• **Aim of the exercise**
Select and reproduce each line of the listing below that bears the string "chart".

------------------------------

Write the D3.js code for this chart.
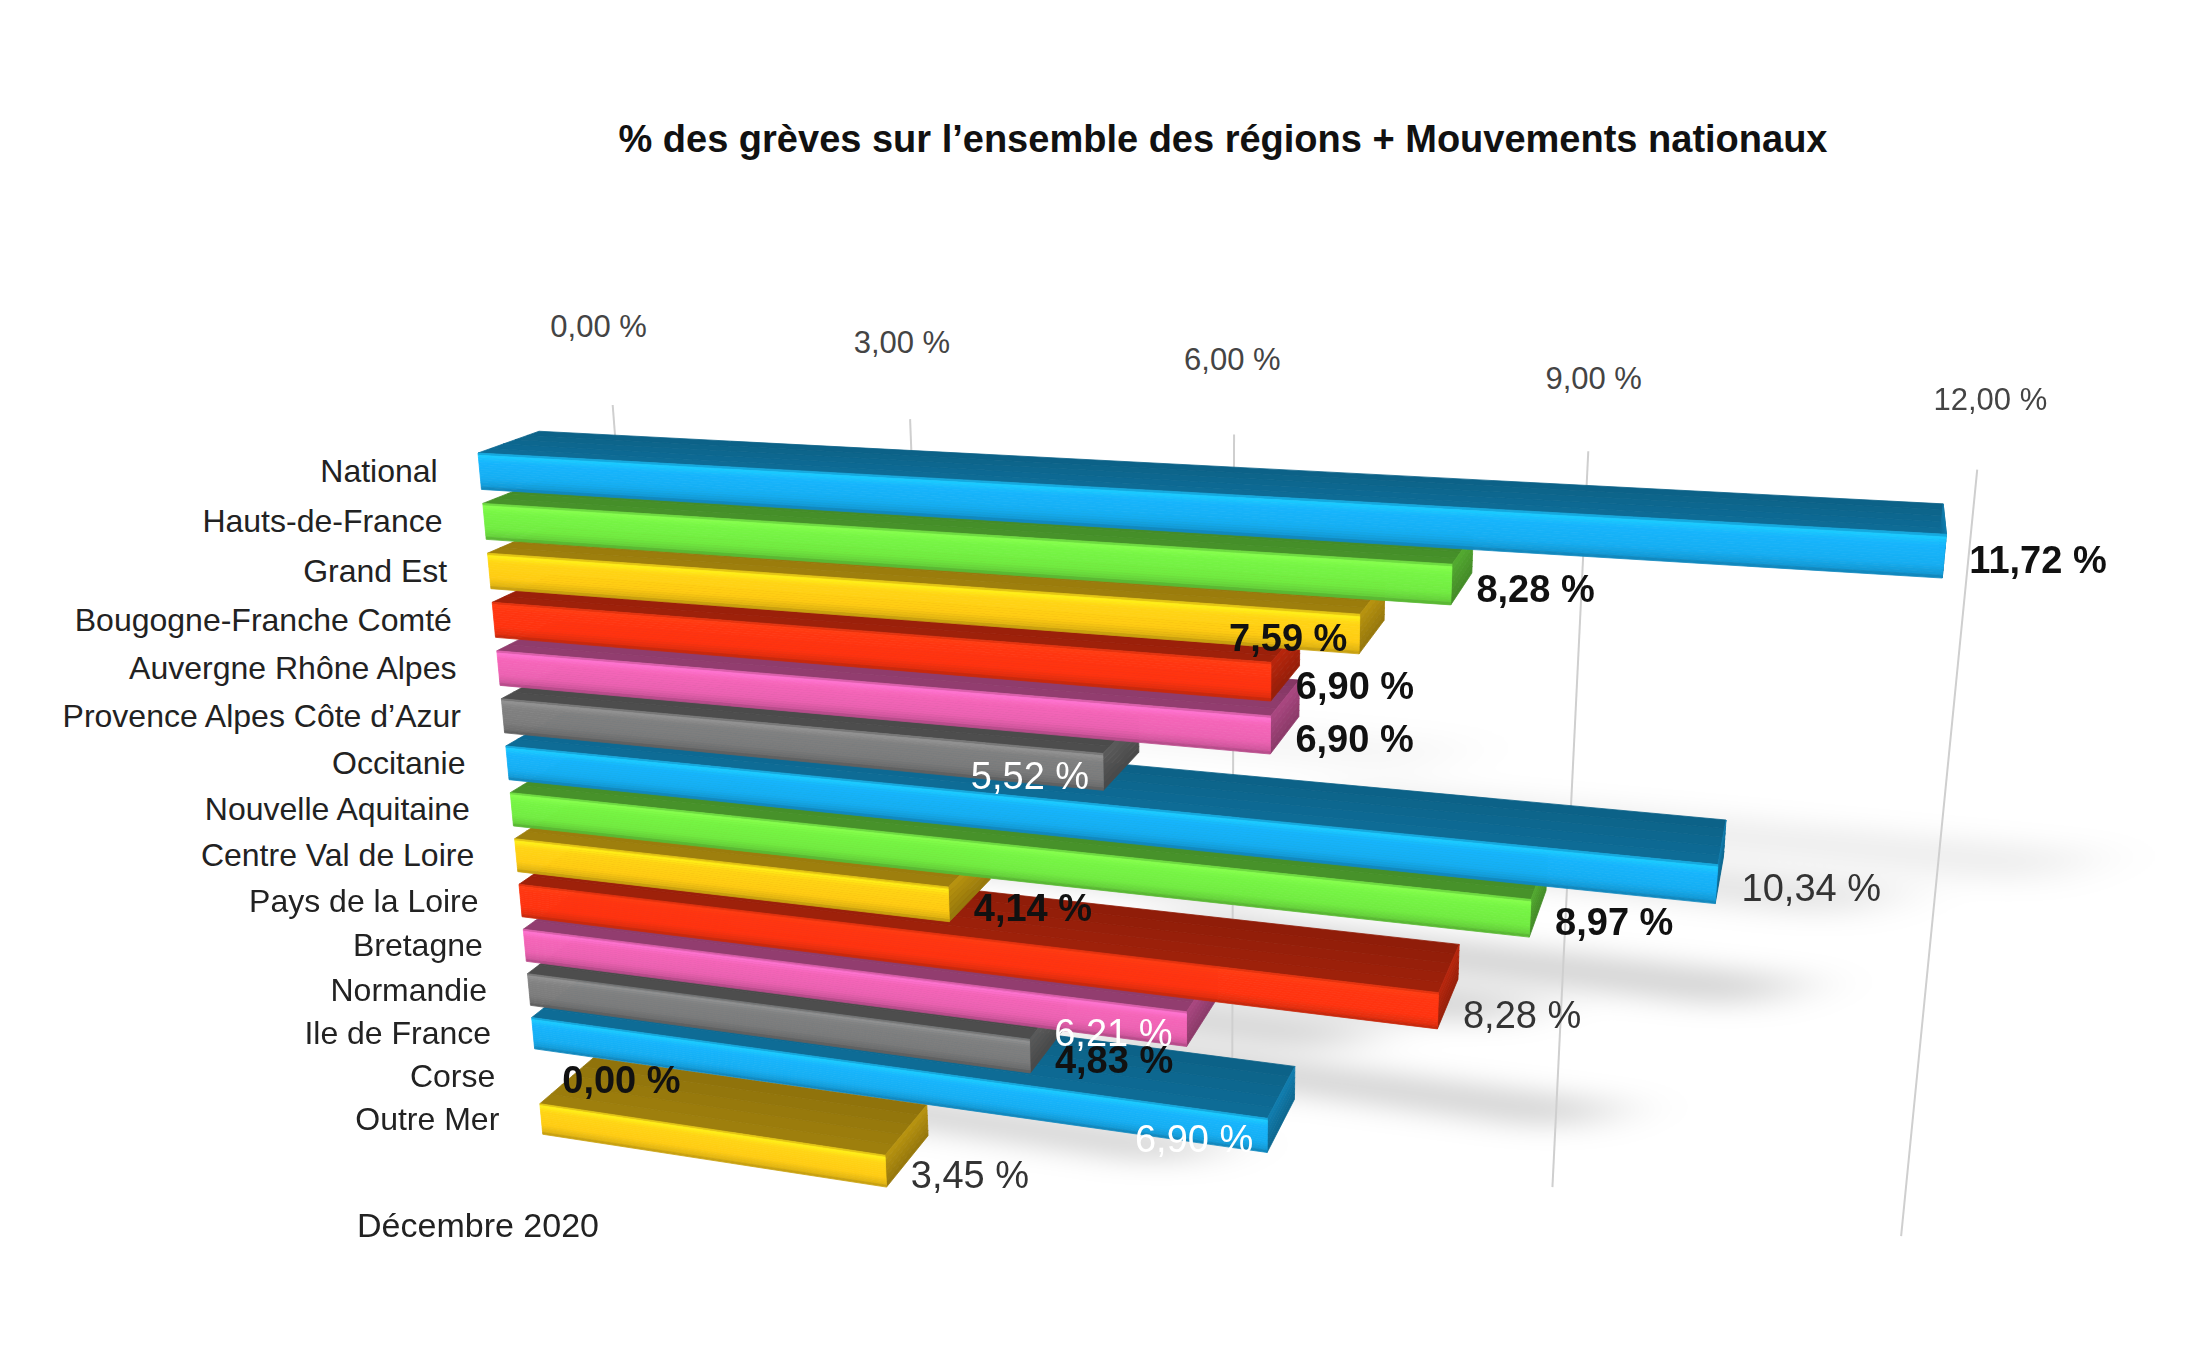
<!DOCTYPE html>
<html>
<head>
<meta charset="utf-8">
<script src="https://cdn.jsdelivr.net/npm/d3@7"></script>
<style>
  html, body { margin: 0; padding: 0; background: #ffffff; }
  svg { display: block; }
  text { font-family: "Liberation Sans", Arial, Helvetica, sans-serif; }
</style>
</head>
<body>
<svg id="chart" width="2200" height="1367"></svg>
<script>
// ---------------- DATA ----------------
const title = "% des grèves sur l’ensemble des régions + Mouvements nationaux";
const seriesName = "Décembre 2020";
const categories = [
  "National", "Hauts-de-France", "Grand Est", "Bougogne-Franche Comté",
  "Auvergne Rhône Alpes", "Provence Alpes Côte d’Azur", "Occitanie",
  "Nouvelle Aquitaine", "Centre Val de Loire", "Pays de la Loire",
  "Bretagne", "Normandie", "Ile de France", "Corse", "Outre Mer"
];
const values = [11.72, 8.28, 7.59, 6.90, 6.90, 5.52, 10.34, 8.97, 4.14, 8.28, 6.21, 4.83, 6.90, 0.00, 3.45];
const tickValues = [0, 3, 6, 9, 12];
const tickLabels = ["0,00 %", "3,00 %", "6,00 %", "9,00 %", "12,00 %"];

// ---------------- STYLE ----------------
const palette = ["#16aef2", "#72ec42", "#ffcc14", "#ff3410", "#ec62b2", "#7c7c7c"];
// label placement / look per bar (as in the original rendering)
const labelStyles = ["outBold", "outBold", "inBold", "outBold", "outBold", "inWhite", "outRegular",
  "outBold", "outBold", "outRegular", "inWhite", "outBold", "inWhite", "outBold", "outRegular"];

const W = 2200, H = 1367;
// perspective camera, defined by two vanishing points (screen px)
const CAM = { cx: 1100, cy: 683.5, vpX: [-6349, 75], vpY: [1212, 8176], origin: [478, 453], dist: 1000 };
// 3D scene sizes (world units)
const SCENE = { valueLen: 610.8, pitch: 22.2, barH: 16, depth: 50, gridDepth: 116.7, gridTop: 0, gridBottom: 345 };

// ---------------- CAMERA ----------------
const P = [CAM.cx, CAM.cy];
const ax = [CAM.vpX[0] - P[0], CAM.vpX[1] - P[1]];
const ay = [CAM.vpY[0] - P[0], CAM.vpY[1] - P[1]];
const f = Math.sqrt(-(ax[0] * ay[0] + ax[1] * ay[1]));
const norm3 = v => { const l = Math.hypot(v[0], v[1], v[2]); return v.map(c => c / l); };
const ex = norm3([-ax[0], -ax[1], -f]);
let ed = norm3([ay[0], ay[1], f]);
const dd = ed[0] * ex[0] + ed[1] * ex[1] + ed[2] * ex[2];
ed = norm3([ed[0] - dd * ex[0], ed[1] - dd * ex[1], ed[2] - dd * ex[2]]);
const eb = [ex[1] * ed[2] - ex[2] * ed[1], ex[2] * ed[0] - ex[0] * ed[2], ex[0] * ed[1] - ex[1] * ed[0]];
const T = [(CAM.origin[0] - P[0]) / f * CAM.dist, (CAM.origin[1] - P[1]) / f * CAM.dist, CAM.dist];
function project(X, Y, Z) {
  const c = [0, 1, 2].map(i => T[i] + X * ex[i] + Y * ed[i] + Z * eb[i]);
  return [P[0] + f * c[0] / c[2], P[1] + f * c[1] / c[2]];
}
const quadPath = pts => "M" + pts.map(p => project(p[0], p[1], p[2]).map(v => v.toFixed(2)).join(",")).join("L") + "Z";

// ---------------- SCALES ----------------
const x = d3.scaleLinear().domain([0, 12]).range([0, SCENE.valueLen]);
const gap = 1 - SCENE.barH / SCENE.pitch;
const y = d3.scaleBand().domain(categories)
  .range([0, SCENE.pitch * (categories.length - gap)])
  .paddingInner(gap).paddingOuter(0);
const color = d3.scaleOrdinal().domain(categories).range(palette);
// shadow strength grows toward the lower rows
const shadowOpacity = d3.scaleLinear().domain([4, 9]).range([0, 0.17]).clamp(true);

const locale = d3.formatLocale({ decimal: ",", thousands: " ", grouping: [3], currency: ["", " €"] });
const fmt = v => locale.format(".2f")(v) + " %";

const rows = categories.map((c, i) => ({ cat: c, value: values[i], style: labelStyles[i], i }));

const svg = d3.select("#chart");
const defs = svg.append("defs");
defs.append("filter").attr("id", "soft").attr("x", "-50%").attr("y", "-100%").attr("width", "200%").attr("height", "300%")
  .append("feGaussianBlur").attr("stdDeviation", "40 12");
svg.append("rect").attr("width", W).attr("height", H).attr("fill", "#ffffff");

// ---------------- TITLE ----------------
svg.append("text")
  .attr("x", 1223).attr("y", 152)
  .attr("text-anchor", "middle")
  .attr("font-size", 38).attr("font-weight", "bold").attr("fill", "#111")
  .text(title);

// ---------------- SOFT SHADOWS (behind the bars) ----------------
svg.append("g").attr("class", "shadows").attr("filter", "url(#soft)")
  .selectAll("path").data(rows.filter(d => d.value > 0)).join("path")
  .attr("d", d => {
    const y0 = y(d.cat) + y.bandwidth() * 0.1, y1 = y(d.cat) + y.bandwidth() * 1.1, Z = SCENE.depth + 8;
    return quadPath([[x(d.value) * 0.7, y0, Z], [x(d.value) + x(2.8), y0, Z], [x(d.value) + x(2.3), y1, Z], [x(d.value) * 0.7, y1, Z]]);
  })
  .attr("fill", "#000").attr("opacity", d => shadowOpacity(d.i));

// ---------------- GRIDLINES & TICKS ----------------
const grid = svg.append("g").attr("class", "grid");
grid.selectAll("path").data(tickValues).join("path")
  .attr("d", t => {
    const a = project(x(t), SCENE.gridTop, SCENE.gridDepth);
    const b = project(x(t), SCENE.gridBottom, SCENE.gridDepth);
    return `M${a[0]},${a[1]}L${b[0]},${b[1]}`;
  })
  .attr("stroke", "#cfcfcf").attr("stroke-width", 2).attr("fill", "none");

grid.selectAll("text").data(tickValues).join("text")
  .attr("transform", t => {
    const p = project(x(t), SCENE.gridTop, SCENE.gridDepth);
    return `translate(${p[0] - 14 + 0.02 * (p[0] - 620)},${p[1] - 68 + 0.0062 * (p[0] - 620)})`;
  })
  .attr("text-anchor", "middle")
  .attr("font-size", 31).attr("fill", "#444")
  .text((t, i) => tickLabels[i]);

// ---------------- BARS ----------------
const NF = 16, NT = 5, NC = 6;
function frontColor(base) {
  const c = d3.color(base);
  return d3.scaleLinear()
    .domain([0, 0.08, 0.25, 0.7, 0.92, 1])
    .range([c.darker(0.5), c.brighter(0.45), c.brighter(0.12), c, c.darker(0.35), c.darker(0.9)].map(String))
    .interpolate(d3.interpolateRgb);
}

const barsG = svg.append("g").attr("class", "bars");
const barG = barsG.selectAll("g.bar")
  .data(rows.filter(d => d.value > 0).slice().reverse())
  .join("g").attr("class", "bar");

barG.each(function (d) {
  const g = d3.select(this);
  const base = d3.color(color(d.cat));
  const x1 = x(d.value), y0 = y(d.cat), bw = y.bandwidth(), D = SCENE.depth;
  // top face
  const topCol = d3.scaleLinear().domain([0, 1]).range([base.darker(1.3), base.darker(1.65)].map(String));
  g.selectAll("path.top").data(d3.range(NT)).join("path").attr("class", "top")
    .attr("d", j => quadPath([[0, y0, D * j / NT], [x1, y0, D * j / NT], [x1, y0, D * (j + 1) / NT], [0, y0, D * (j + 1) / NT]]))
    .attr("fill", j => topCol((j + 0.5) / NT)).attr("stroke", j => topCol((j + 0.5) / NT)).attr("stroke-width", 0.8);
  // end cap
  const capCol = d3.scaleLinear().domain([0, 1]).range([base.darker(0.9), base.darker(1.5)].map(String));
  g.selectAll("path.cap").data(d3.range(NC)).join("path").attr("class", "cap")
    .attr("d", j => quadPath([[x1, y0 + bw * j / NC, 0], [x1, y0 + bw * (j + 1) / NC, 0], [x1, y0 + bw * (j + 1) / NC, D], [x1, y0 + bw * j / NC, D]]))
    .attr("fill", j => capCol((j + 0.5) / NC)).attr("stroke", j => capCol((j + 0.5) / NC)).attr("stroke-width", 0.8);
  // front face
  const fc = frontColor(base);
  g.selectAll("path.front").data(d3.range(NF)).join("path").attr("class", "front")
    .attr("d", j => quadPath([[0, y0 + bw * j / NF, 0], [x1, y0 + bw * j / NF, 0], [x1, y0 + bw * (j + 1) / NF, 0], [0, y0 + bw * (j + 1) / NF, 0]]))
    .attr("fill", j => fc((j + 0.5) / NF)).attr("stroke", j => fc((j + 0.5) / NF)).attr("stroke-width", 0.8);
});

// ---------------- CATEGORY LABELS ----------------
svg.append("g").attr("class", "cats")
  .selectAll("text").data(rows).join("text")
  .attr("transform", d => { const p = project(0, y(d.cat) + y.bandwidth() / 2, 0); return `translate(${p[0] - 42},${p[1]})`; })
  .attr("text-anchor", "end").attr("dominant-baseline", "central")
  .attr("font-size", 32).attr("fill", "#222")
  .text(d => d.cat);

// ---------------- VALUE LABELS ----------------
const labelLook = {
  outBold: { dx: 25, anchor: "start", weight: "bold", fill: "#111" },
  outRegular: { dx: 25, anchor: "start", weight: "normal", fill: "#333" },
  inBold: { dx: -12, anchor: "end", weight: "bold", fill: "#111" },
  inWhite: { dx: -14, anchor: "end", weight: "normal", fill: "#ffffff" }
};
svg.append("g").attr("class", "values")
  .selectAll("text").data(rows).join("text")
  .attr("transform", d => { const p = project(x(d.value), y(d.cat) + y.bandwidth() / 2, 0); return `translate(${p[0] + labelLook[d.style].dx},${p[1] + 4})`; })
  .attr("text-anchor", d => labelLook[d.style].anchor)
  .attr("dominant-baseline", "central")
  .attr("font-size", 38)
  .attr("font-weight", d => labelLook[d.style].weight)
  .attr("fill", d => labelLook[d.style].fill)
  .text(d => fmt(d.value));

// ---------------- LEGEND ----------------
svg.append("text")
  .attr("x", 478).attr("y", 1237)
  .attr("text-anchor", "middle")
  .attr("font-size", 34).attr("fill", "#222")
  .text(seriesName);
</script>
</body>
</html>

------------------------------

• **Completed task**
Write the D3.js code for this chart.
<svg id="chart" width="2200" height="1367"></svg>
const svg = d3.select("#chart");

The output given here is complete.